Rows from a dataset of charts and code

-------

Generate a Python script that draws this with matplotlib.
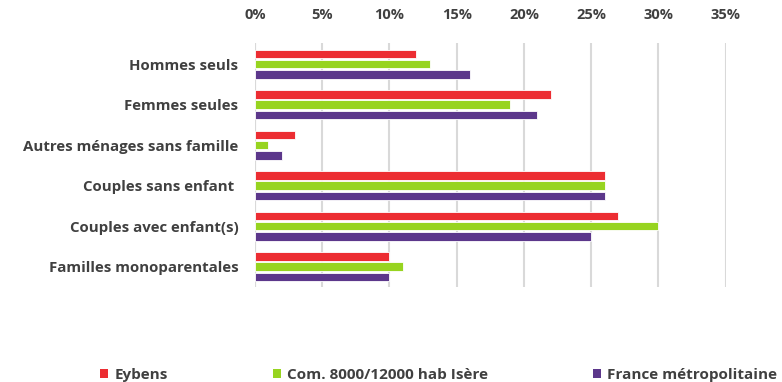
import numpy as np
import matplotlib.pyplot as plt
from matplotlib.ticker import FuncFormatter
from matplotlib.patches import Patch

categories = ["Hommes seuls", "Femmes seules", "Autres ménages sans famille",
              "Couples sans enfant ", "Couples avec enfant(s)", "Familles monoparentales"]
series = ["Eybens", "Com. 8000/12000 hab Isère", "France métropolitaine"]
eybens = [0.12, 0.22, 0.03, 0.26, 0.27, 0.10]
com_isere = [0.13, 0.19, 0.01, 0.26, 0.30, 0.11]
france = [0.16, 0.21, 0.02, 0.26, 0.25, 0.10]
colors = ["#EC2D32", "#97D420", "#5C378B"]

plt.rcParams['font.family'] = ['Open Sans', 'DejaVu Sans']
txt = "#404040"

fig = plt.figure(figsize=(7.82, 3.82), dpi=100)
ax = fig.add_axes([0.326, 0.249, 0.602, 0.638])

y = np.arange(len(categories))
step = 0.25
h = 0.21
for i, vals in enumerate([eybens, com_isere, france]):
    ax.barh(y + (i - 1) * step, vals, height=h, color=colors[i],
            edgecolor="white", linewidth=0.6, zorder=3)

ax.set_xlim(0, 0.35)
ax.set_ylim(5.5, -0.52)
ax.set_xticks(np.arange(0, 0.351, 0.05))
ax.xaxis.set_major_formatter(FuncFormatter(lambda v, p: f"{v*100:.0f}%"))
ax.xaxis.tick_top()
ax.tick_params(axis='x', length=0, pad=15, labelsize=10.5, labelcolor=txt)
ax.tick_params(axis='y', length=0, pad=12, labelsize=10.8, labelcolor=txt)
ax.set_yticks(y)
ax.set_yticklabels(categories, fontweight='bold')
for lab in ax.get_xticklabels():
    lab.set_fontweight('bold')
ax.grid(axis='x', color="#d9d9d9", linewidth=1.5, zorder=0)
for s in ax.spines.values():
    s.set_visible(False)
ax.axvline(0, color="#d9d9d9", linewidth=1.5, zorder=1)

handles = [Patch(facecolor=c) for c in colors]
fig.legend(handles, series, loc='lower center', bbox_to_anchor=(0.561, -0.035),
           ncol=3, frameon=False, handlelength=0.5, handleheight=0.5,
           handletextpad=0.4, columnspacing=6.9,
           prop={'weight': 'bold', 'size': 11}, labelcolor=txt)

fig.savefig("out.png", dpi=100)
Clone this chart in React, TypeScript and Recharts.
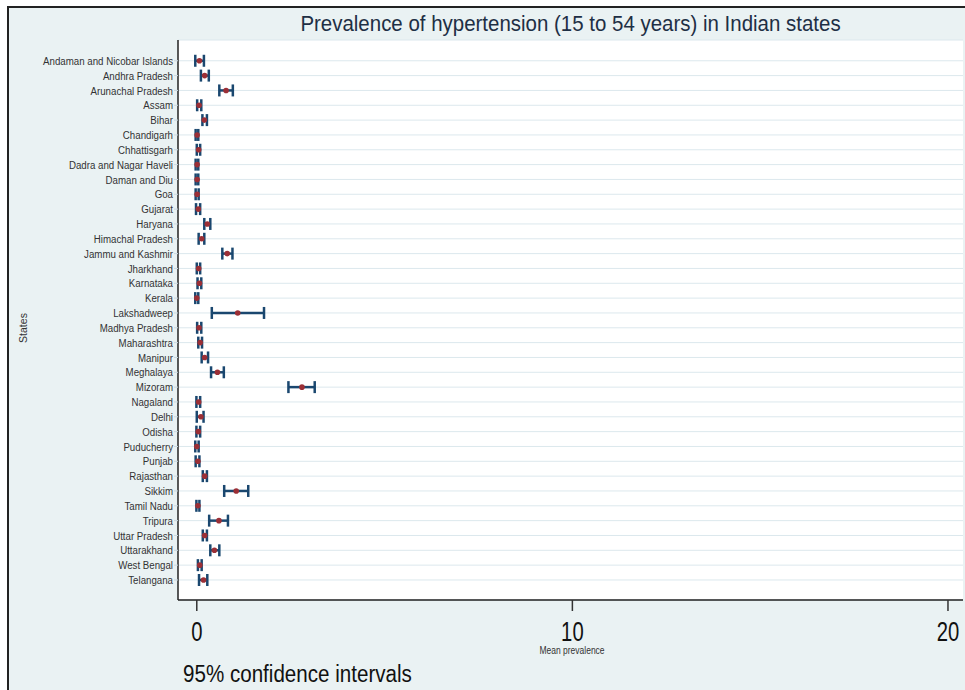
import { ScatterChart, Scatter, XAxis, YAxis, CartesianGrid, ErrorBar } from 'recharts';

const states = [
  'Andaman and Nicobar Islands', 'Andhra Pradesh', 'Arunachal Pradesh', 'Assam', 'Bihar', 'Chandigarh',
  'Chhattisgarh', 'Dadra and Nagar Haveli', 'Daman and Diu', 'Goa', 'Gujarat', 'Haryana',
  'Himachal Pradesh', 'Jammu and Kashmir', 'Jharkhand', 'Karnataka', 'Kerala', 'Lakshadweep',
  'Madhya Pradesh', 'Maharashtra', 'Manipur', 'Meghalaya', 'Mizoram', 'Nagaland',
  'Delhi', 'Odisha', 'Puducherry', 'Punjab', 'Rajasthan', 'Sikkim',
  'Tamil Nadu', 'Tripura', 'Uttar Pradesh', 'Uttarakhand', 'West Bengal', 'Telangana',
];

// mean prevalence and 95% CI bounds
const means = [
  0.07, 0.21, 0.78, 0.06, 0.2, 0.01, 0.05, 0.01, 0.01, 0.01, 0.04, 0.28,
  0.13, 0.81, 0.05, 0.07, 0.0, 1.09, 0.06, 0.09, 0.21, 0.55, 2.8, 0.05,
  0.11, 0.04, 0.0, 0.03, 0.21, 1.05, 0.03, 0.59, 0.21, 0.47, 0.08, 0.18,
];
const lows = [
  -0.04, 0.11, 0.6, 0.01, 0.15, -0.03, 0.0, -0.03, -0.03, -0.03, -0.02, 0.2,
  0.05, 0.68, 0.0, 0.02, -0.04, 0.4, 0.01, 0.04, 0.13, 0.38, 2.44, -0.01,
  0.0, -0.01, -0.04, -0.03, 0.16, 0.73, -0.01, 0.33, 0.16, 0.36, 0.03, 0.06,
];
const highs = [
  0.19, 0.32, 0.96, 0.12, 0.27, 0.04, 0.09, 0.04, 0.04, 0.05, 0.09, 0.36,
  0.2, 0.95, 0.09, 0.12, 0.04, 1.79, 0.12, 0.14, 0.3, 0.72, 3.14, 0.09,
  0.18, 0.09, 0.05, 0.07, 0.27, 1.37, 0.07, 0.83, 0.27, 0.6, 0.13, 0.28,
];
const xTicks = [0, 10, 20];

const data = states.map((s, i) => ({
  state: s,
  idx: i,
  mean: means[i],
  err: [means[i] - lows[i], highs[i] - means[i]],
}));

const FONT = '"Liberation Sans", Arial, sans-serif';

// no narrow font available, so squeeze the regular one sideways
function StateTick({ x, y, payload }: any) {
  return (
    <g transform={`translate(${x},${y})`}>
      <text transform="scale(0.845,1)" textAnchor="end" dy="0.355em" fill="#333" fontSize={11.5} fontFamily={FONT}>
        {states[payload.value]}
      </text>
    </g>
  );
}

function ValueTick({ x, y, payload }: any) {
  return (
    <g transform={`translate(${x},${y})`}>
      <text transform="scale(0.75,1)" textAnchor="middle" dy="0.71em" fill="#111" fontSize={27} fontFamily={FONT}>
        {payload.value}
      </text>
    </g>
  );
}

export default function App() {
  return (
    <div style={{ position: 'absolute', left: 0, top: 0, width: 965, height: 690, background: '#fff', overflow: 'hidden', fontFamily: FONT }}>
      <div style={{ position: 'absolute', left: 7, top: 6, right: 0, bottom: 0, background: '#eaf2f3', borderLeft: '2px solid #222', borderTop: '2px solid #222' }} />
      <div style={{ position: 'absolute', left: 178, width: 785, top: 11, textAlign: 'center', fontSize: 22, color: '#1e2f45', lineHeight: '26px', transform: 'scaleX(0.93)' }}>
        Prevalence of hypertension (15 to 54 years) in Indian states
      </div>
      <div style={{ position: 'absolute', left: 0, top: 0 }}>
        <ScatterChart width={965} height={690} margin={{ top: 40, right: 2, bottom: 50, left: 0 }}>
          <CartesianGrid vertical={false} stroke="#dce8ed" fill="#ffffff" />
          <XAxis
            type="number"
            dataKey="mean"
            domain={[-0.5, 20.4]}
            ticks={xTicks}
            height={40}
            tickSize={11}
            tickMargin={11}
            axisLine={{ stroke: '#222', strokeWidth: 1.5 }}
            tickLine={{ stroke: '#333', strokeWidth: 1.5 }}
            tick={<ValueTick />}
          />
          <YAxis
            type="number"
            dataKey="idx"
            reversed
            domain={[-1.4, 36.35]}
            ticks={states.map((_, i) => i)}
            interval={0}
            width={178}
            tickSize={4}
            tickMargin={1}
            axisLine={{ stroke: '#222', strokeWidth: 1.5 }}
            tickLine={{ stroke: '#c9d7df' }}
            tick={<StateTick />}
          />
          <Scatter
            data={data}
            isAnimationActive={false}
            shape={(p: any) => <circle cx={p.cx} cy={p.cy} r={2.8} fill="#9b2f36" />}
          >
            <ErrorBar dataKey="err" direction="x" width={6} stroke="#1a476f" strokeWidth={2.5} />
          </Scatter>
        </ScatterChart>
      </div>
      <div style={{ position: 'absolute', left: 8, top: 328, transform: 'translate(0, -50%) rotate(-90deg)', fontSize: 10.5, color: '#333' }}>
        States
      </div>
      <div style={{ position: 'absolute', left: 472, width: 200, top: 645, textAlign: 'center', fontSize: 10, lineHeight: '12px', color: '#333', transform: 'scaleX(0.85)' }}>
        Mean prevalence
      </div>
      <div style={{ position: 'absolute', left: 183, top: 660, fontSize: 23, color: '#111', lineHeight: '28px', transform: 'scaleX(0.895)', transformOrigin: 'left center' }}>
        95% confidence intervals
      </div>
    </div>
  );
}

-------

> [JOB] Reproduce the material above from its first line through the line containing "from matplotlib.patches import Patch", both ends included, and skip every picture.

> [EXPECTED ANSWER]
Generate a Python script that draws this with matplotlib.
import numpy as np
import matplotlib.pyplot as plt
from matplotlib.ticker import FuncFormatter
from matplotlib.patches import Patch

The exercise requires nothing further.